■ **Set task**:
Leaving out every picture, copy the lines of the data exactly, from the first through the line containing "const unshapedExtraSwing = [-5.50, -7.87, -3.85, 4.70];".

• • • • •

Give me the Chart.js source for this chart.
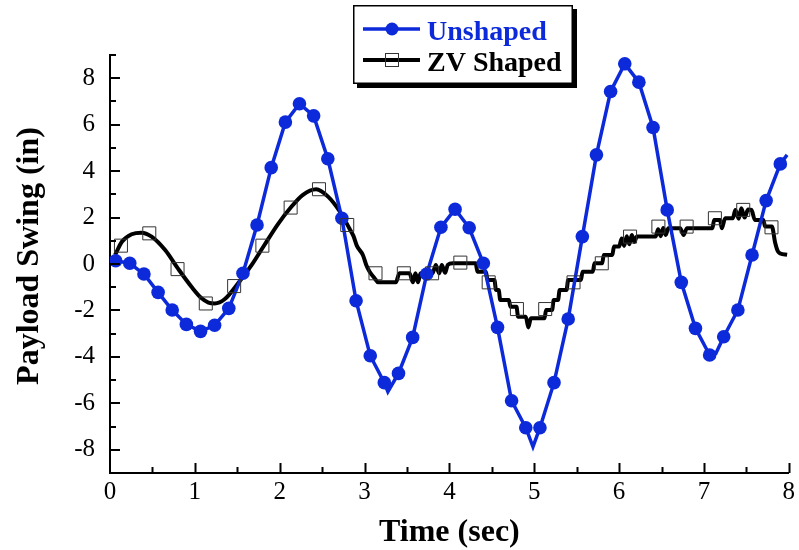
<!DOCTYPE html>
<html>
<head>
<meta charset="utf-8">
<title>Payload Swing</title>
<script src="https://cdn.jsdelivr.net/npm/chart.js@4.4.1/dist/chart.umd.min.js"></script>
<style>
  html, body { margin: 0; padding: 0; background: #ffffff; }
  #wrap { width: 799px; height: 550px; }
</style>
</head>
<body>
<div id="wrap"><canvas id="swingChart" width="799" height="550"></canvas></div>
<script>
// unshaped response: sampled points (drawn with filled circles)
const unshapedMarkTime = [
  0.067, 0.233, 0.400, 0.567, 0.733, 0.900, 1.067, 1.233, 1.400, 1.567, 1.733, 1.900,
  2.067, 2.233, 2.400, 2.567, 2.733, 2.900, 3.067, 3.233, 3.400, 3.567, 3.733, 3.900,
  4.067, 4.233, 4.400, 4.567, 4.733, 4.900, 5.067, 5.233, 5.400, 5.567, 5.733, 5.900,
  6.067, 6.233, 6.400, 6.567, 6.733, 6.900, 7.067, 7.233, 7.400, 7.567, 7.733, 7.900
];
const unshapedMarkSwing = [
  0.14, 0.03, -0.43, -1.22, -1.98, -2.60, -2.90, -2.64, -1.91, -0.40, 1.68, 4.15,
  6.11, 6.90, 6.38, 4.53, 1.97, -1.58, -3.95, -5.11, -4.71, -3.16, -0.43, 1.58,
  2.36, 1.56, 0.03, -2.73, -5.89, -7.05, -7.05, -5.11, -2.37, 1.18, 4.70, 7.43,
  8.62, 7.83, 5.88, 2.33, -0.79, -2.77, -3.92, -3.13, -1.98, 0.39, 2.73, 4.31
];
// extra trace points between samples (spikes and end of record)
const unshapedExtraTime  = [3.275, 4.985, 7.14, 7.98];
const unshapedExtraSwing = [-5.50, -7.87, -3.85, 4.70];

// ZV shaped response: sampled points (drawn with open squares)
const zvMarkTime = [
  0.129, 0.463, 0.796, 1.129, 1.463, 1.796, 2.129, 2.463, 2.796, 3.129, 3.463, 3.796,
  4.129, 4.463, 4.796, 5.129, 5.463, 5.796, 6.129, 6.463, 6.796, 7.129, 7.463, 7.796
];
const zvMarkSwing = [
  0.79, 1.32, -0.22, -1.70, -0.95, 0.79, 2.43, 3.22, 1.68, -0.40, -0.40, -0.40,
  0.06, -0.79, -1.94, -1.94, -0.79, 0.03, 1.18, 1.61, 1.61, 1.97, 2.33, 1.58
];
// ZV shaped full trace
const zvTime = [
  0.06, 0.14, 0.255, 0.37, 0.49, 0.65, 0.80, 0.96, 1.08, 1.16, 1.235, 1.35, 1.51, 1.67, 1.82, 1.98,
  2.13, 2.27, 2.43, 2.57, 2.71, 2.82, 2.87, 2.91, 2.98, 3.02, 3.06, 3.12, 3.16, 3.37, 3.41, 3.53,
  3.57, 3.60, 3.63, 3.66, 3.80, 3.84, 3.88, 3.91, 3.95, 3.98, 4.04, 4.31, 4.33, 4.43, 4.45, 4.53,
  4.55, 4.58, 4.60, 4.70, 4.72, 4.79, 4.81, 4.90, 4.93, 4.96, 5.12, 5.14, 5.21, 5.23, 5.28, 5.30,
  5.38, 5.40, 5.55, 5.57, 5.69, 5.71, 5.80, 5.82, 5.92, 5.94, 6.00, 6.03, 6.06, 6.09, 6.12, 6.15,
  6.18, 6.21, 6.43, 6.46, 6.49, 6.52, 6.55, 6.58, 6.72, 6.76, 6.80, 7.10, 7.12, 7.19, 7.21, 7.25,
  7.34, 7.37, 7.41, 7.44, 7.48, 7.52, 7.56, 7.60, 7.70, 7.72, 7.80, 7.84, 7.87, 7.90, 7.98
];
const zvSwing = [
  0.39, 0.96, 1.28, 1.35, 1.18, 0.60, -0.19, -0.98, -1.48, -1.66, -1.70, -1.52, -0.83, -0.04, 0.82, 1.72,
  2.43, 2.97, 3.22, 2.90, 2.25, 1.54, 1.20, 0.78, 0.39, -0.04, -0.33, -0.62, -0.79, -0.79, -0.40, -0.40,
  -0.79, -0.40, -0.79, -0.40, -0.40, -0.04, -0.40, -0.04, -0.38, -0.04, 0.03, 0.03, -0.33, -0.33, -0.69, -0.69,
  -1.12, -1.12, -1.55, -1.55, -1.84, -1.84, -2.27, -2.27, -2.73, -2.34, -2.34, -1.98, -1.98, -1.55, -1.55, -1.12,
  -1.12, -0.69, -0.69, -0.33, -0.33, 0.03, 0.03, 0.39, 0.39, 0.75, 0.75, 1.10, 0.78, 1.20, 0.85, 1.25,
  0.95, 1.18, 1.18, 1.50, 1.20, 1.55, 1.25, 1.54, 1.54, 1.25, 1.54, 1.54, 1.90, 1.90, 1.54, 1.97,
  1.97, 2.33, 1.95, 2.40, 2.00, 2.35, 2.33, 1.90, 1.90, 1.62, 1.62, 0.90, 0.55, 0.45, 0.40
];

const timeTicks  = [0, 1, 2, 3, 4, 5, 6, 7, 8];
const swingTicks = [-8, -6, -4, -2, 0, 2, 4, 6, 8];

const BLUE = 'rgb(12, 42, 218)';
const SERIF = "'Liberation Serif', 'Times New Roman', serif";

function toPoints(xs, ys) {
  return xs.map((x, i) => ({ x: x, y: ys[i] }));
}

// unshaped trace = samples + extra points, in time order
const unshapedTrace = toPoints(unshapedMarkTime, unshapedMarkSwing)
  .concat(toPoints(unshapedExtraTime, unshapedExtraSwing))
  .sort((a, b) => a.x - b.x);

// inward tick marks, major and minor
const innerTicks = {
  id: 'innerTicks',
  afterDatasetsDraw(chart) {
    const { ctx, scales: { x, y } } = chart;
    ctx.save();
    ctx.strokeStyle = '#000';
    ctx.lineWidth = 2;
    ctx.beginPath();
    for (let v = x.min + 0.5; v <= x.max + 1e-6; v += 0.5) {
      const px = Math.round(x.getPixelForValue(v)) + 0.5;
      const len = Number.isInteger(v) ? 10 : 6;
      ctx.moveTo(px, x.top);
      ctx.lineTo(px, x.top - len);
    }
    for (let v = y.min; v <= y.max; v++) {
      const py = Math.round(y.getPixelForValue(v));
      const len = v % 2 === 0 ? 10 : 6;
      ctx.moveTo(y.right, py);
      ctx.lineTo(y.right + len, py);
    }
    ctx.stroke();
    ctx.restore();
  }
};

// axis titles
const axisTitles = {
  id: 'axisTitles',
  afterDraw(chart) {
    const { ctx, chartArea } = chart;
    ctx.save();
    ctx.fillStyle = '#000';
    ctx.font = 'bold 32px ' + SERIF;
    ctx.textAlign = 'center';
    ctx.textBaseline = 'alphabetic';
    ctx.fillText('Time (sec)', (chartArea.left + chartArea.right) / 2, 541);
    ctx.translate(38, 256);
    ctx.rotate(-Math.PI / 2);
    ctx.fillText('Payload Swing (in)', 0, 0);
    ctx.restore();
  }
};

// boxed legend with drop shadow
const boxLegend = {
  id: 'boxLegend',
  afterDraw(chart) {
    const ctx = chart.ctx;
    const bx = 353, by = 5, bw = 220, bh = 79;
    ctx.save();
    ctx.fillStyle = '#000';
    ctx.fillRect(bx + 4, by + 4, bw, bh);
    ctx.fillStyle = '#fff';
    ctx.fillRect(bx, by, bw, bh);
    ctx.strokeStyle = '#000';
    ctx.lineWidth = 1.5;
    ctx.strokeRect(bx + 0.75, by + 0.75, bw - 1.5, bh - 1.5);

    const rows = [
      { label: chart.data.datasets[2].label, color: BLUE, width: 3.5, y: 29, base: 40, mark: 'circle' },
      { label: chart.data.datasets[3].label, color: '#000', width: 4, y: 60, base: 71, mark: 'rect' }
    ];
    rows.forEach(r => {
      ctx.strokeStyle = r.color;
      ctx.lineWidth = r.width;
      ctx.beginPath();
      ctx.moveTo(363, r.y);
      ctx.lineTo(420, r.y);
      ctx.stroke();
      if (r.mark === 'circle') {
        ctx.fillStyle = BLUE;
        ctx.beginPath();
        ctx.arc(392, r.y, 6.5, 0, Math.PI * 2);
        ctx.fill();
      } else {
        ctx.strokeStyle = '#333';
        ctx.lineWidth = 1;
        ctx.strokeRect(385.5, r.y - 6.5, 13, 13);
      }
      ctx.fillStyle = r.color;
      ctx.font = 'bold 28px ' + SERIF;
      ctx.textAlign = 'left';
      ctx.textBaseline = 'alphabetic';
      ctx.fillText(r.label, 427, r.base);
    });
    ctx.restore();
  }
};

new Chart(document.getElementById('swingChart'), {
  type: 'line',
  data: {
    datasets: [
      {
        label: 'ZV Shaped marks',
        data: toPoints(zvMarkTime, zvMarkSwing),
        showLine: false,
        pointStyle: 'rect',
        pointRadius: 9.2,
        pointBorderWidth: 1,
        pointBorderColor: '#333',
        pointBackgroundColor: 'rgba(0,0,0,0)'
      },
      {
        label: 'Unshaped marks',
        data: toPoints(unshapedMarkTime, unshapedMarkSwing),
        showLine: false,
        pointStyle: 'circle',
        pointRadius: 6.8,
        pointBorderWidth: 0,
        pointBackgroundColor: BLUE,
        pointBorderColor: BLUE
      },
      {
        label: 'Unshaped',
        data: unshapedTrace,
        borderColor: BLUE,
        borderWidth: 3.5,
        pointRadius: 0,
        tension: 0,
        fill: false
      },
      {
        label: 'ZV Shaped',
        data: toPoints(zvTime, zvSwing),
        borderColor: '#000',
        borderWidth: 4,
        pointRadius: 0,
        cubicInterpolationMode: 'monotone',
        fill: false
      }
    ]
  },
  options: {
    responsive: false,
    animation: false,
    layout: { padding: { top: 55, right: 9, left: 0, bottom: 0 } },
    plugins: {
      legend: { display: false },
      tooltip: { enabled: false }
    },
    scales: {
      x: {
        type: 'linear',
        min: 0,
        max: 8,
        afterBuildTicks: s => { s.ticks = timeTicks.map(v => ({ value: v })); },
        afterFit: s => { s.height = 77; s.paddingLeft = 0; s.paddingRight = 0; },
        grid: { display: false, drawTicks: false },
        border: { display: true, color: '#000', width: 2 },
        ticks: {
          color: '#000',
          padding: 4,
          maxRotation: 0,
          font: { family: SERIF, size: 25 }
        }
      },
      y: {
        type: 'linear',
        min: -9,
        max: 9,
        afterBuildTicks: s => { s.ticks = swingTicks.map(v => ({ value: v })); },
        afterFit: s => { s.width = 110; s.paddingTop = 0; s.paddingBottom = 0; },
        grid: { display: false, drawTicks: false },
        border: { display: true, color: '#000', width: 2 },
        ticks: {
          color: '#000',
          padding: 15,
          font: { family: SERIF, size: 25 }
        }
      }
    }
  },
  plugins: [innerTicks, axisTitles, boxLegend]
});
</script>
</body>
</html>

• • • • •

■ **Output for this exercise**:
Give me the Chart.js source for this chart.
<!DOCTYPE html>
<html>
<head>
<meta charset="utf-8">
<title>Payload Swing</title>
<script src="https://cdn.jsdelivr.net/npm/chart.js@4.4.1/dist/chart.umd.min.js"></script>
<style>
  html, body { margin: 0; padding: 0; background: #ffffff; }
  #wrap { width: 799px; height: 550px; }
</style>
</head>
<body>
<div id="wrap"><canvas id="swingChart" width="799" height="550"></canvas></div>
<script>
// unshaped response: sampled points (drawn with filled circles)
const unshapedMarkTime = [
  0.067, 0.233, 0.400, 0.567, 0.733, 0.900, 1.067, 1.233, 1.400, 1.567, 1.733, 1.900,
  2.067, 2.233, 2.400, 2.567, 2.733, 2.900, 3.067, 3.233, 3.400, 3.567, 3.733, 3.900,
  4.067, 4.233, 4.400, 4.567, 4.733, 4.900, 5.067, 5.233, 5.400, 5.567, 5.733, 5.900,
  6.067, 6.233, 6.400, 6.567, 6.733, 6.900, 7.067, 7.233, 7.400, 7.567, 7.733, 7.900
];
const unshapedMarkSwing = [
  0.14, 0.03, -0.43, -1.22, -1.98, -2.60, -2.90, -2.64, -1.91, -0.40, 1.68, 4.15,
  6.11, 6.90, 6.38, 4.53, 1.97, -1.58, -3.95, -5.11, -4.71, -3.16, -0.43, 1.58,
  2.36, 1.56, 0.03, -2.73, -5.89, -7.05, -7.05, -5.11, -2.37, 1.18, 4.70, 7.43,
  8.62, 7.83, 5.88, 2.33, -0.79, -2.77, -3.92, -3.13, -1.98, 0.39, 2.73, 4.31
];
// extra trace points between samples (spikes and end of record)
const unshapedExtraTime  = [3.275, 4.985, 7.14, 7.98];
const unshapedExtraSwing = [-5.50, -7.87, -3.85, 4.70];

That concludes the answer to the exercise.